■ RECORDS SHOWN ■
>> START

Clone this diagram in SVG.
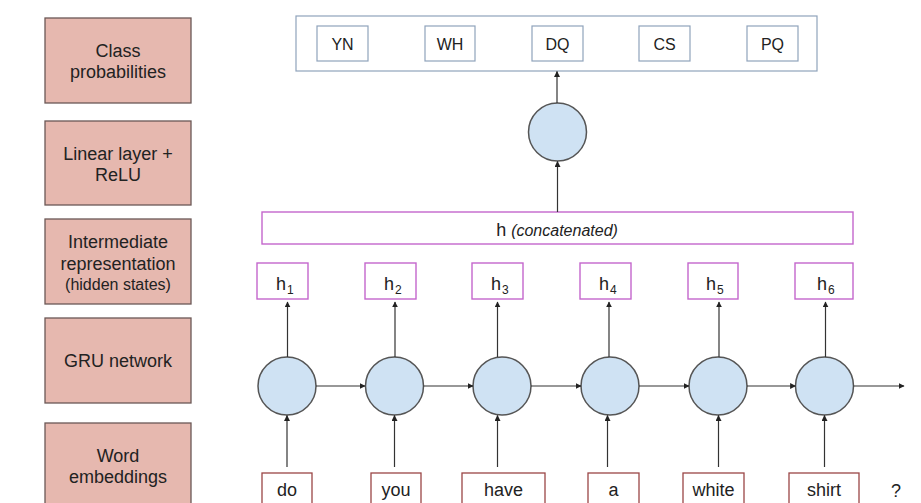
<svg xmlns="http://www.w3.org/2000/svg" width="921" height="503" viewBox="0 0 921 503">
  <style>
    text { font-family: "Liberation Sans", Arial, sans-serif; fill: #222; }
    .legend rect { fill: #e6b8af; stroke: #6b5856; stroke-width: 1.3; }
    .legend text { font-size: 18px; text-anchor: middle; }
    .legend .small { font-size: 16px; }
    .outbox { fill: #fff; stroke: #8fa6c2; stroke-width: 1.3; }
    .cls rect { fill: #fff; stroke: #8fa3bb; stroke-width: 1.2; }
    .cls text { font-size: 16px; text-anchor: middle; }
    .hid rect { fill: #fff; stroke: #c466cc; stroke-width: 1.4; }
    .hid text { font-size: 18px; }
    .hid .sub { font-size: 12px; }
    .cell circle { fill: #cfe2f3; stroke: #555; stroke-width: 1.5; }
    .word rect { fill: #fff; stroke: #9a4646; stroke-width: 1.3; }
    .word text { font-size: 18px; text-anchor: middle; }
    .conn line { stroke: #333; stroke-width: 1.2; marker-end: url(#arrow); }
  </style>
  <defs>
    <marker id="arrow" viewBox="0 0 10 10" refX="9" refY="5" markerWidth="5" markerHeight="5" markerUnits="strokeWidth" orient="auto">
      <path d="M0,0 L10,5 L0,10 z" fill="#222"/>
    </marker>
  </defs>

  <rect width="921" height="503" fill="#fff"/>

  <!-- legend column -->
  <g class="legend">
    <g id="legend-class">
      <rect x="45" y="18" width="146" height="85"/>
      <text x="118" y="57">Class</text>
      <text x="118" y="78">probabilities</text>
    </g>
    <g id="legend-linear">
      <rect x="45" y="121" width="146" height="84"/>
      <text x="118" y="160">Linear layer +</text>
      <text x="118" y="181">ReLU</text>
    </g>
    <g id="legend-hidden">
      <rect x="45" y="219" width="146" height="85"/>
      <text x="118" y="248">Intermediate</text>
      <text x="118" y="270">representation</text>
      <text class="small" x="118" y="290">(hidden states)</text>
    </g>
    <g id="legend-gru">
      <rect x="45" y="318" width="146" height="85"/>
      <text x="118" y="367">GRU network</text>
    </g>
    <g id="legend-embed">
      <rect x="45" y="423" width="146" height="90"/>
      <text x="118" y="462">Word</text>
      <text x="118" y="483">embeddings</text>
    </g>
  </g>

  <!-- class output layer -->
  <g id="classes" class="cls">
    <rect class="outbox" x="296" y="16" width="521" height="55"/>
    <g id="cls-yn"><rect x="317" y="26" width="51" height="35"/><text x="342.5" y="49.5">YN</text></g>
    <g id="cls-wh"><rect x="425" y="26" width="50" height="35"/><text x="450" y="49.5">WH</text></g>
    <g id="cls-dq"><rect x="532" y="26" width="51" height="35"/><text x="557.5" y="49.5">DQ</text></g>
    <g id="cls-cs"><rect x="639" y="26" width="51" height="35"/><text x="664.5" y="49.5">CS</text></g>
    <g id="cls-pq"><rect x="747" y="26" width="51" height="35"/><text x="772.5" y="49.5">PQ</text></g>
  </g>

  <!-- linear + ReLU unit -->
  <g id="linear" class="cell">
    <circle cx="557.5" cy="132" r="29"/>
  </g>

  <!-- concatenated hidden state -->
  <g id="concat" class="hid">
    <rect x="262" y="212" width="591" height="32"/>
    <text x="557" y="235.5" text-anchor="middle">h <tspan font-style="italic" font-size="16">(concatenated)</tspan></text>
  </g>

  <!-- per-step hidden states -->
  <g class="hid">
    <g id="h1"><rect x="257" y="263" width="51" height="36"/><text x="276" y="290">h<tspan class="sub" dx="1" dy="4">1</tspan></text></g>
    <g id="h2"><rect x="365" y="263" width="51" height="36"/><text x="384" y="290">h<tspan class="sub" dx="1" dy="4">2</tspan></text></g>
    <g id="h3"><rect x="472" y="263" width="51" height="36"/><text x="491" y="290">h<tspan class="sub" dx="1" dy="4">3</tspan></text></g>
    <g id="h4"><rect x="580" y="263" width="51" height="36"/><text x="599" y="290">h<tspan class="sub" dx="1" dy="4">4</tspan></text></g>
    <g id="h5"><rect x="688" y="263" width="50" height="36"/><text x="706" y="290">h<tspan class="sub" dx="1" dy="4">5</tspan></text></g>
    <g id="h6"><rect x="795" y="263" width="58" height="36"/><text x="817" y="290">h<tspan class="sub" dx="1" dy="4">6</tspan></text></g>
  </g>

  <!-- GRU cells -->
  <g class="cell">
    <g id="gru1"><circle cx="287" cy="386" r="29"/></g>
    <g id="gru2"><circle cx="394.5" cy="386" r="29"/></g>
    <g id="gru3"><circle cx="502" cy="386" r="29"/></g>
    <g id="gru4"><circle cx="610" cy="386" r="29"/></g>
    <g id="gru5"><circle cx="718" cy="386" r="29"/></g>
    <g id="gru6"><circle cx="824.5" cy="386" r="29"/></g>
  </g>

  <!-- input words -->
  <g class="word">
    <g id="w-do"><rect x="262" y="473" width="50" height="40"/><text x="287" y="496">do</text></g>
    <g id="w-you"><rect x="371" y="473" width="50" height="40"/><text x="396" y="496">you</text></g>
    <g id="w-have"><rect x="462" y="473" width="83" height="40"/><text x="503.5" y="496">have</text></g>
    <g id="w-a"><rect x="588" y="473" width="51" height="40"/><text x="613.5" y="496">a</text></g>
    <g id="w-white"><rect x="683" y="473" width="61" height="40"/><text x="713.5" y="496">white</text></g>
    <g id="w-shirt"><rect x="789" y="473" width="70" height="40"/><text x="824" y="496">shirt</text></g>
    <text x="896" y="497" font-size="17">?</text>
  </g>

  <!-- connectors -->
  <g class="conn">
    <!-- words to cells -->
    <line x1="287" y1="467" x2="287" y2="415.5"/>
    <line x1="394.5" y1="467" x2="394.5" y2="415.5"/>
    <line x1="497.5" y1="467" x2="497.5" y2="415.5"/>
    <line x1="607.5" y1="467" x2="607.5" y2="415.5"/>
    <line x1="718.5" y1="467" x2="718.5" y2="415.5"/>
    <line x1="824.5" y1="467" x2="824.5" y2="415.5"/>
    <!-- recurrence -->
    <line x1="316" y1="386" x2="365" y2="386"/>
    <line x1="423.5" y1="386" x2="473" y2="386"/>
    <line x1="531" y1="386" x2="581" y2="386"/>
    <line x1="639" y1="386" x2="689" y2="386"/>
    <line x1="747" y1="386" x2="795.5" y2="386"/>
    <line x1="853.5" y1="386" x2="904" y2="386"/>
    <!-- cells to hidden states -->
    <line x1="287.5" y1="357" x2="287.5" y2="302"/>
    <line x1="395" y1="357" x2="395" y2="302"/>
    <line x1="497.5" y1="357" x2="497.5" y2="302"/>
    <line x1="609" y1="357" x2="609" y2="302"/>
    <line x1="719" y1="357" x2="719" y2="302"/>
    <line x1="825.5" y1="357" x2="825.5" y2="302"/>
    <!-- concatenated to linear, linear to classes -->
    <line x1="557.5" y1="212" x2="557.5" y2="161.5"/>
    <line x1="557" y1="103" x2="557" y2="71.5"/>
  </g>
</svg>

>> END
>> START

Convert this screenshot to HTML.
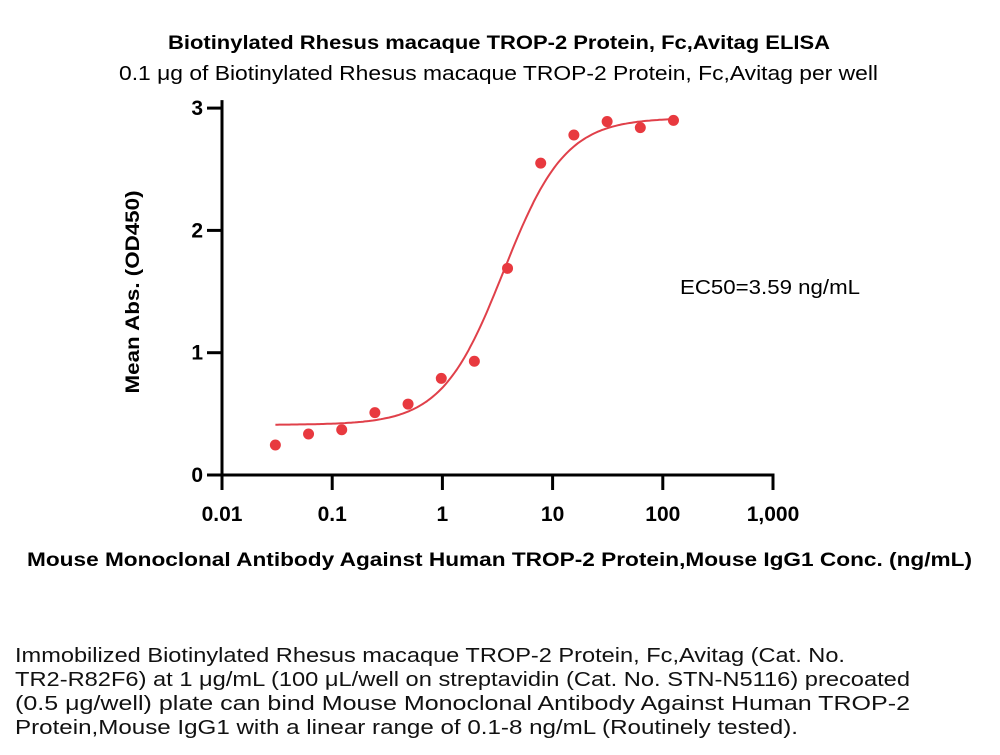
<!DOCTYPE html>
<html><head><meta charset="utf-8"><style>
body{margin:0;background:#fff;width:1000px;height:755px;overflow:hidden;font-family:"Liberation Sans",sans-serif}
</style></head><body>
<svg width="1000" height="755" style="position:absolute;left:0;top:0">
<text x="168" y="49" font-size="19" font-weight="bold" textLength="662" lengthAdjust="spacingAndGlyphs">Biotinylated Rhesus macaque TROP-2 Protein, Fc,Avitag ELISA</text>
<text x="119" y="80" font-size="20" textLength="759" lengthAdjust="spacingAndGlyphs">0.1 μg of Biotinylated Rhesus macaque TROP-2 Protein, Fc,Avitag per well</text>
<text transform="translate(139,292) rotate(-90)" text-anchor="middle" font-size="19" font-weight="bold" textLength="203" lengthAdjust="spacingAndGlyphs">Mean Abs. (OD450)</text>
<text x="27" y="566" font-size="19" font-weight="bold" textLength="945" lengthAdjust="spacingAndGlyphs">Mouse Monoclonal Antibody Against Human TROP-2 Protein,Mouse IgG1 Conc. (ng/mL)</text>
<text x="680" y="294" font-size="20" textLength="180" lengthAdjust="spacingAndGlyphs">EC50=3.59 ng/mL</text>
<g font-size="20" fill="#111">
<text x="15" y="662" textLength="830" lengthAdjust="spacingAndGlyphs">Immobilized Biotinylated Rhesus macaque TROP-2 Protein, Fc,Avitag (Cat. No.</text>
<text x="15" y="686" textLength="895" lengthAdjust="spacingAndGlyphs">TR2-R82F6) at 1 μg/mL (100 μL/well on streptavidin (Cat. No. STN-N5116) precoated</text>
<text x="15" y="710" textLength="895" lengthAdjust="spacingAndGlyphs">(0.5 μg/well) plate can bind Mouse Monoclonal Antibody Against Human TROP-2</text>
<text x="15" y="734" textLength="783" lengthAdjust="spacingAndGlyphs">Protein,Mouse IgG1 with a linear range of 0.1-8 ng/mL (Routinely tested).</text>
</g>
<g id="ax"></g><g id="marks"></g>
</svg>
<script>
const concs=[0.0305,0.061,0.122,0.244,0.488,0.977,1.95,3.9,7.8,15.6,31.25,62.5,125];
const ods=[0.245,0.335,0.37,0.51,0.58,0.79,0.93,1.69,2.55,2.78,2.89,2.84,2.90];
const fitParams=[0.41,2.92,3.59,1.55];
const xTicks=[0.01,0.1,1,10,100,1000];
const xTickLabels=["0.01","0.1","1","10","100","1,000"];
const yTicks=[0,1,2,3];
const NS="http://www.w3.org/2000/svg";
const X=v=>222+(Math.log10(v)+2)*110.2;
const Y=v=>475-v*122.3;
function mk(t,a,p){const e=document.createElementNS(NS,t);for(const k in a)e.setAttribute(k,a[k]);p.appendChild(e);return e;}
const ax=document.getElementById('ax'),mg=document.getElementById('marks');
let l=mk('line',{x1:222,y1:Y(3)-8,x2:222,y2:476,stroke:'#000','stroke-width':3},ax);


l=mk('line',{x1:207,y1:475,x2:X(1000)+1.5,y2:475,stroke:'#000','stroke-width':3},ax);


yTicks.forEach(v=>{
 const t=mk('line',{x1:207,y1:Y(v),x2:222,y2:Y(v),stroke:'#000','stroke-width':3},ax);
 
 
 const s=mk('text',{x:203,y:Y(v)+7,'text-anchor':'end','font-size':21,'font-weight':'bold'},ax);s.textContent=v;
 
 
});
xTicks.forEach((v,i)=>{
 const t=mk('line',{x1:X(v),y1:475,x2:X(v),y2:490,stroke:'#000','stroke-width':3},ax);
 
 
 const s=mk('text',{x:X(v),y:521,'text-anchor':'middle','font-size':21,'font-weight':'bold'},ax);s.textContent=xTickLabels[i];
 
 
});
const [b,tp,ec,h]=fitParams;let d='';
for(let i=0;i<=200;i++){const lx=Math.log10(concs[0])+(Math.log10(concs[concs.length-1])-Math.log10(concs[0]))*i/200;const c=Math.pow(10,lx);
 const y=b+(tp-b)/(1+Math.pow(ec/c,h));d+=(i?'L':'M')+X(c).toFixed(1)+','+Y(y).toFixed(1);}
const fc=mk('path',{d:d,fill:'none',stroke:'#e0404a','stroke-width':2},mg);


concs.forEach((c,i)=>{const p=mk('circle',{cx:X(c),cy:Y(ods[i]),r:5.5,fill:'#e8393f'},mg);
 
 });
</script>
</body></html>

>> END

■ WRITTEN TASK ■
Among the entries above, identify all lines with "this" and copy them.

■ WRITTEN SOLUTION ■
Clone this diagram in SVG.
Convert this screenshot to HTML.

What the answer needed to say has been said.